The Gubbi Gubbi, also written Kabi Kabi, people are an Indigenous Australian people native to southeastern Queensland. They are now classified as one of several Murri language groups in Queensland.

Gubbi Gubbi was first described by the Reverend William Ridley on the basis of notes taken from an interview with James Davis in 1855, who lived among the Ginginbara clan and called it Dippil, a generic denominator of several tribes speaking similar dialects to the Gubbi Gubbi.

Norman Tindale situated the Gubbi Gubbi as an inland tribe of the Wide Bay–Burnett area, whose lands extended over 3,700 sq. miles and lay west of Maryborough. The northern borders ran as far as Childers and Hervey Bay. On the south, they approached the headwaters of the Mary River and Cooroy. Westwards, they reached as far as the Coast Ranges and Kilkivan. Gubbi Gubbi country is currently located between Pumicestone Road, near Caboolture in the south, through to Childers in the north.

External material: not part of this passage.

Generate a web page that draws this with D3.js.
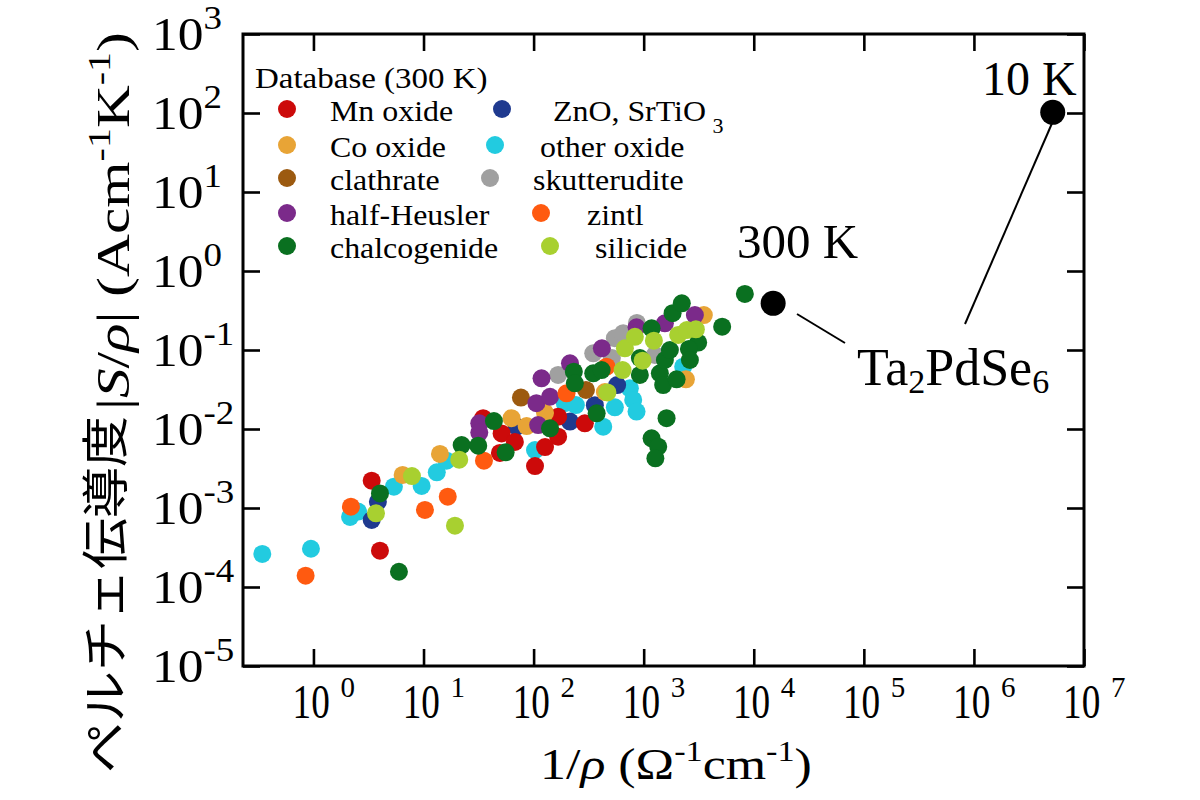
<!DOCTYPE html>
<html><head><meta charset="utf-8">
<script src="https://cdn.jsdelivr.net/npm/d3@7"></script>
<style>body{margin:0;background:#fff}svg{display:block}</style>
</head><body>
<svg id="chart" width="1200" height="800"></svg>
<script>
// ---------------- data ----------------
const categories = ["Mn oxide","ZnO, SrTiO","Co oxide","other oxide","clathrate","skutterudite","half-Heusler","zintl","chalcogenide","silicide"];
const colors = ["#cc0a0a","#1f3a8f","#e8a436","#22cbe0","#9c5a10","#a0a0a0","#7b2a8a","#ff5a10","#0a7020","#a8d030"];

const mnOxide = [[3.38,2.22e-3],[4.02,2.88e-4],[34.8,1.37e-2],[51.2,8.8e-3],[49.4,4.97e-3],[67.6,6.85e-3],[103,3.4e-3],[167,1.43e-2],[167,8.0e-3],[292,1.18e-2],[127,5.9e-3]];
const znoSrtio3 = [[3.38,7.05e-4],[3.85,1.2e-3],[70.1,1.07e-2],[214,1.24e-2],[360,2.0e-2],[574,3.6e-2]];
const coOxide = [[6.46,2.62e-3],[14.1,4.83e-3],[63.1,1.37e-2],[86.4,1.09e-2],[3520,0.277],[2420,4.26e-2],[444,2.94e-2],[127,1.6e-2]];
const otherOxide = [[0.343,2.62e-4],[0.949,3.05e-4],[2.15,7.7e-4],[2.54,9.0e-4],[5.38,1.86e-3],[9.61,1.9e-3],[13.2,2.83e-3],[16.2,3.97e-3],[103,5.42e-3],[192,2.12e-2],[242,2.01e-2],[429,1.07e-2],[547,1.88e-2],[749,3.27e-2],[803,2.33e-2],[861,1.66e-2],[2285,6.15e-2]];
const clathrate = [[76.7,2.5e-2],[299,3.12e-2]];
const skutterudite = [[167,4.83e-2],[348,9.08e-2],[547,0.141],[651,0.163],[867,0.22],[1264,8.65e-2],[514,7.9e-2]];
const halfHeusler = [[32.1,1.18e-2],[32.1,9.0e-3],[106,2.12e-2],[110,1.12e-2],[118,4.38e-2],[141,2.56e-2],[214,6.79e-2],[417,0.105],[861,0.194],[1558,0.218],[2917,0.277]];
const zintl = [[0.849,1.39e-4],[2.19,1.04e-3],[10.3,9.44e-4],[16.6,1.39e-3],[35.4,3.97e-3],[199,2.83e-2],[460,6.15e-2]];
const chalcogenide = [[4.02,1.53e-3],[5.98,1.56e-4],[22.2,6.27e-3],[31.4,6.15e-3],[43.6,1.26e-2],[55.7,5.07e-3],[141,1.02e-2],[232,5.31e-2],[237,3.79e-2],[348,5.07e-2],[415,5.58e-2],[374,1.58e-2],[923,4.83e-2],[1180,0.188],[1403,5.07e-2],[1503,3.6e-2],[1558,7.47e-2],[1730,0.1],[1990,4.26e-2],[1830,0.292],[2220,0.39],[3126,0.124],[5163,0.197],[8300,0.512],[1614,1.37e-2],[1180,7.62e-3],[1355,5.97e-3],[1277,4.26e-3],[2575,0.103],[2630,7.47e-2],[923,7.92e-2]];
const silicide = [[3.70,8.57e-4],[7.85,2.54e-3],[19.3,5.97e-4],[21.1,4.09e-3],[468,2.9e-2],[643,5.58e-2],[675,0.105],[832,0.147],[977,7.32e-2],[1238,0.131],[2057,0.155],[2467,0.179],[2980,0.183]];
const seriesData = [mnOxide, znoSrtio3, coOxide, otherOxide, clathrate, skutterudite, halfHeusler, zintl, chalcogenide, silicide];

const ta2pdse6 = [{label:"300 K", x:1.5e4, y:0.39},{label:"10 K", x:5.2e6, y:102}];

const xTicks = [1,1e1,1e2,1e3,1e4,1e5,1e6,1e7];
const xTickExp = ["0","1","2","3","4","5","6","7"];
const yTicks = [1e-5,1e-4,1e-3,1e-2,1e-1,1,1e1,1e2,1e3];
const yTickExp = ["-5","-4","-3","-2","-1","0","1","2","3"];

// ---------------- layout ----------------
const svg = d3.select("#chart");
const L = 243, R = 1084, T = 34, B = 666;
const serif = "'Liberation Serif','Times New Roman',serif";
const cjk = "'Noto Sans CJK JP','Noto Sans CJK SC',sans-serif";

const x = d3.scaleLog().domain([Math.pow(10,-0.64), 1e7]).range([L, R]);
const y = d3.scaleLog().domain([1e-5, 1e3]).range([B, T]);

const drawOrder = [3,1,0,2,4,5,6,7,8,9];
const gPts = svg.append("g");
drawOrder.forEach(si => {
  gPts.selectAll(null).data(seriesData[si]).enter().append("circle")
    .attr("cx", d => x(d[0])).attr("cy", d => y(d[1])).attr("r", 9)
    .attr("fill", colors[si]);
});

// axes (inward ticks)
function styleAxis(g){ g.select(".domain").remove(); g.selectAll(".tick line").attr("stroke","#000").attr("stroke-width",2.6); }
svg.append("g").attr("transform",`translate(0,${B})`).call(d3.axisBottom(x).tickValues(xTicks).tickSize(-17).tickFormat("")).call(styleAxis);
svg.append("g").attr("transform",`translate(0,${T})`).call(d3.axisTop(x).tickValues(xTicks).tickSize(-17).tickFormat("")).call(styleAxis);
svg.append("g").attr("transform",`translate(${L},0)`).call(d3.axisLeft(y).tickValues(yTicks).tickSize(-17).tickFormat("")).call(styleAxis);
svg.append("g").attr("transform",`translate(${R},0)`).call(d3.axisRight(y).tickValues(yTicks).tickSize(-17).tickFormat("")).call(styleAxis);
svg.append("rect").attr("x",L).attr("y",T).attr("width",R-L).attr("height",B-T)
  .attr("fill","none").attr("stroke","#000").attr("stroke-width",3);

// x tick labels
xTicks.forEach((t,i) => {
  const g = svg.append("g").attr("transform",`translate(${x(t)},718)`);
  g.append("text").attr("transform","scale(0.76,1)").attr("x",-3).attr("text-anchor","middle")
    .attr("font-family",serif).attr("font-size",49).text("10");
  g.append("text").attr("x",27).attr("y",-21).attr("font-family",serif).attr("font-size",29)
    .text(xTickExp[i]);
});
// y tick labels
yTicks.forEach((t,i) => {
  const g = svg.append("g").attr("transform",`translate(152,${y(t)+16}) scale(1.12,1)`);
  const tx = g.append("text").attr("font-family",serif).attr("font-size",46).text("10");
  tx.append("tspan").attr("font-size",33).attr("dy",-21).text(yTickExp[i]);
});

// axis titles
function fit(textSel, target){ const w = textSel.node().getBBox().width; textSel.attr("transform",`scale(${target/w},1)`); }
{
  const g = svg.append("g").attr("transform","translate(540,779)");
  const t = g.append("text").attr("font-family",serif).attr("font-size",44);
  t.append("tspan").text("1/");
  t.append("tspan").attr("font-style","italic").text("ρ");
  t.append("tspan").text(" (Ω");
  t.append("tspan").attr("font-size",29).attr("dy",-18).text("-1");
  t.append("tspan").attr("dy",18).text("cm");
  t.append("tspan").attr("font-size",29).attr("dy",-18).text("-1");
  t.append("tspan").attr("dy",18).text(")");
  fit(t, 272);
}
{
  const g1 = svg.append("g").attr("transform","translate(122,773) rotate(-90)");
  const t1 = g1.append("text").attr("font-family",cjk).attr("font-size",47).text("ペルチェ伝導度");
  fit(t1, 357);
  const g2 = svg.append("g").attr("transform","translate(129,410) rotate(-90)");
  const t2 = g2.append("text").attr("font-family",serif).attr("font-size",46);
  t2.append("tspan").text("|");
  t2.append("tspan").attr("font-style","italic").text("S");
  t2.append("tspan").text("/");
  t2.append("tspan").attr("font-style","italic").text("ρ");
  t2.append("tspan").text("| (Acm");
  t2.append("tspan").attr("font-size",31).attr("dy",-19).text("-1");
  t2.append("tspan").attr("dy",19).text("K");
  t2.append("tspan").attr("font-size",31).attr("dy",-19).text("-1");
  t2.append("tspan").attr("dy",19).text(")");
  fit(t2, 378);
}

// legend
svg.append("text").attr("transform","translate(255,88) scale(1.1,1)").attr("font-family",serif)
  .attr("font-size",30).text("Database (300 K)");
const legendRows = [109,145,178,213,246];
const legendPos = [[287,330],[502,553],[287,330],[495,540],[287,330],[490,533],[287,330],[541,587],[287,330],[550,595]];
categories.forEach((c,i) => {
  const row = legendRows[Math.floor(i/2)];
  const [dx, tx] = legendPos[i];
  svg.append("circle").attr("cx",dx).attr("cy",row).attr("r",9).attr("fill",colors[i]);
  const t = svg.append("text").attr("transform",`translate(${tx},${row+12}) scale(1.1,1)`)
    .attr("font-family",serif).attr("font-size",29).text(c);
  if (i === 1) t.append("tspan").attr("font-size",20).attr("dx",6).attr("dy",12).text("3");
});

// Ta2PdSe6 points and annotations
svg.append("line").attr("x1",797).attr("y1",314).attr("x2",845).attr("y2",343).attr("stroke","#000").attr("stroke-width",2);
svg.append("line").attr("x1",1053).attr("y1",121).attr("x2",965).attr("y2",324).attr("stroke","#000").attr("stroke-width",2);
svg.selectAll(null).data(ta2pdse6).enter().append("circle")
  .attr("cx",d=>x(d.x)).attr("cy",d=>y(d.y)).attr("r",12.5).attr("fill","#000");
svg.append("text").attr("x",737).attr("y",258).attr("font-family",serif).attr("font-size",49).text(ta2pdse6[0].label);
svg.append("text").attr("x",982).attr("y",95).attr("font-family",serif).attr("font-size",48).text(ta2pdse6[1].label);
{
  const t = svg.append("text").attr("x",857).attr("y",385).attr("font-family",serif).attr("font-size",52);
  t.append("tspan").text("Ta");
  t.append("tspan").attr("font-size",34).attr("dy",8).text("2");
  t.append("tspan").attr("dy",-8).text("PdSe");
  t.append("tspan").attr("font-size",34).attr("dy",8).text("6");
}
</script>
</body></html>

Some Gubbi Gubbi died in the mass poisoning of upwards of 60 Aborigines on the Kilcoy run in 1842. A further 50-60 are said to have been killed by food laced with arsenic at Whiteside Station in April 1847. As colonial entrepreneurs pushed into their territory to establish pastoral stations, they together with the Butchulla set up a fierce resistance: from 1847 to 1853, 28 squatters and their shepherds were killed. In June 1849 two youths, the Pegg brothers, were speared on the property while herding sheep. Gregory Blaxland, the 7th son of the eponymous explorer Gregory Blaxland took vengeance, heading a vigilante posse of some 50 squatters and station hands and, at Bingera, ambushed a group of 100 sleeping myalls of the 'Gin gin tribe' who are usually identified now as the Gubbi Gubbi. They had feasted on stolen sheep. Marksmen picked off many, even those fleeing by diving into the Burnett River. The slaughter was extensive, and the bones of many of the dead were uncovered on the site many decades later. Blaxland was in turn killed in a payback action sometime in July–August 1850. His death was revenged in a further large-scaled massacre of tribes in the area.